PORT WENTWORTH, Ga.

Now as you scanned your tickets for the winning lottery numbers on Wednesday night, and discovered that you might not be the the winner of the big billion-dollar jackpot, it may not be a total loss…at least when it comes to filing your taxes.

Because even if you were to win a fraction of the jackpot, you can deduct a certain amount of the money you spent to win the cash prize–on your tax return.

News 3’s Courtney Cole spoke to the owner of Liberty Tax Service in Rincon to learn more about how this works.

“Thank you very much sir, have good luck.”

And many were hoping that luck would be on their side tonight as the Powerball numbers were announced.

“That’s your lucky one..I’m going to win this!”

But when it comes to filing your taxes, it’s the amount that you lose that could actually make you a winner–at least according to Richard Barrero–the owner and general manager of Liberty Tax Service in Rincon.

“You can deduct gambling losses up to the amount of your winnings,” Barrero said.

Basically that means you can deduct up to the amount you’ve won when it’s time to file your taxes.

So let’s say you win $5,000, but paid $10,000 to win that prize.

You can deduct up to $5,000 on your tax form.

“It reduces your income.

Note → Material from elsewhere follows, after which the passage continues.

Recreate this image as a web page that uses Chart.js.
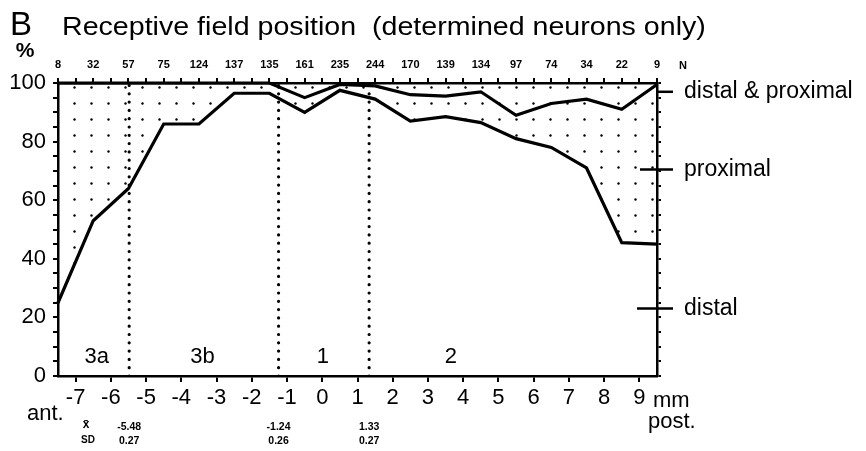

If you win more than $600, you’re going to get a 1099 from the state or whatever, and you’re going to have to claim that as income,” Barrero told News 3.

And reducing your income is good, because it ultimately decreases the amount of taxes that you pay.

But since you don’t necessarily get receipts when you’re gambling, how can you prove how much you’ve spent to win your jackpot?

Barrero suggests keeping some type of diary for your winnings.

“I mean, planning ahead-I would advise anyone, if you’re playing the lottery, just keep some sort of receipts, keep some sort of a record that you’re buying, paying this out to buy lottery tickets.”

Barrero tells me it’s important to keep a record, because if the IRS were to audit you, you would need to have some concrete way to show an IRS agent that you’ve really spent the amount that you’re claiming–on gambling.